At Hot Chips 2017, NVIDIA presented more information about their new Volta architecture. Specifically, the topic was the NVIDIA Tesla V100 GPU. We previously covered the NVIDIA Tesla V100 at GTC 2017. In the meantime, NVIDIA has started to ship the Volta based GPUs in limited quantities and this quarter we expect the DGX-1 to get its V100 update. In the deep learning space, this is the generation where NVIDIA hardware is clearly leap frogging AMD’s newest offering.
One can see here that the NVIDIA Tesla V100 has 80 SMs active. The small footnote on the slide we could see clearly from our seat. It says that a full GP100 chip contains 84 SMs so NVIDIA is binning products to enable higher yields.
In terms of performance, the NVIDIA Tesla V100 numbers are sometimes staggering for a generational improvement.
The key here is that NVIDIA is moving to larger caches, and adding specific accelerators for the deep learning space while beefing up overall bandwidth.
We did want to take a second and show the depiction of the SM core. One will notice that the SM core has large Tensor Cores. It is clear what NVIDIA’s focus is for this generation.
From the illustration, this is a ton of die space dedicated to Tensor Cores. One has to wonder whether NVIDIA will make the decision to bifurcate its deep learning chips from its consumer/ video chips with this generation. It becomes hard to fathom how costly this would be on a gaming GPU where it would get little to no use.

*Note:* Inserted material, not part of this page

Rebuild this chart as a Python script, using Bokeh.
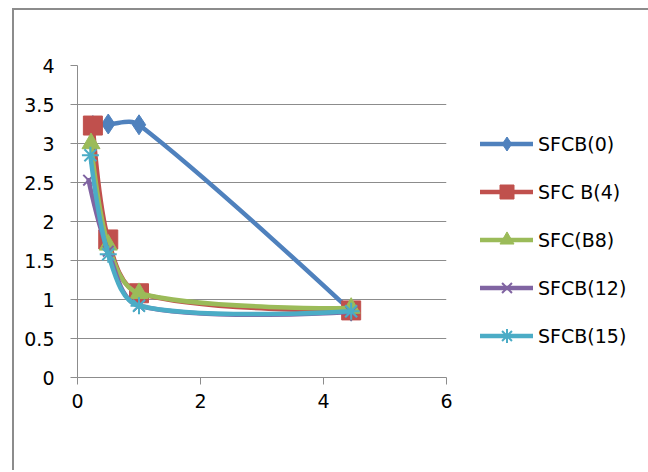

We are not going to spend much time regurgitating the text NVIDIA presented on the SM side. Like most architectural advancements, the new NVIDIA Volta GV100 SM is designed for more performance.
Likewise, here is the microarchitecture view:
And the sub-core view:
Key here are the two 4x4x4 Tensor Cores. That is the secret sauce that is making Volta a revolutionary leap over an evolutionary one.
One other area NVIDIA spent time on was the L1 cache and shared memory.
One can now dedicate cache as shared memory if you know your workload can take advantage of such data locality. As NVIDIA beefs up L1 and L2 caches, we are seeing a much more compute driven architecture than something required for gaming.
The Tensor Core is the allows one to do mixed precision matrix math using 4×4 matrices.
This is a key operation when training deep learning models. With improved scheduling, NVIDIA can do 16×16 matrix math.
Here is another view NVIDIA presented on the Volta tensor operation showing how one can use lower precision FP16 inputs and arrive at a FP32 output.
In terms of impact, NVIDIA claims that some operations will see a 9.3x speedup.
We do want to note here that NVIDIA is combining CUDA 8 to CUDA 9 software gains along with hardware gains in a specific workload.
NVLINK Updates
NVIDIA is claiming that the new GV100 NVLINK will offer even more bandwidth of up to 1.9x what we saw with the GP100.
The GV100 will have up to 6 NVLINK connections which allow for a number of topologies to facilitate GPU to GPU connections. This is certainly a much higher-end way to get more GPU to GPU bandwidth than we have seen in servers featuring PCIe switches. Single Root v Dual Root for Deep Learning GPU to GPU Systems.
Final Words
There are a few key takeaways from the NVIDIA Tesla Volta V100 presentation. First, it is clear that driving data center sales is an architectural goal of this generation of products. Second, one does have to ponder whether all of this added logic makes sense in consumer parts. One of the keys to NVIDIA’s success in the deep learning space has been that high-performance CUDA training could happen on the desktop using the company’s gaming GPUs. From the diagrams, NVIDIA is showing, and the logic portions, one has to wonder whether the Tensor Core will be part of the gaming line in any form. While we would expect the NVIDIA Tesla V100 to have premium features at the price, there appears to be a lot of silicon in the V100 design dedicated to non-traditional GPU (gaming) tasks.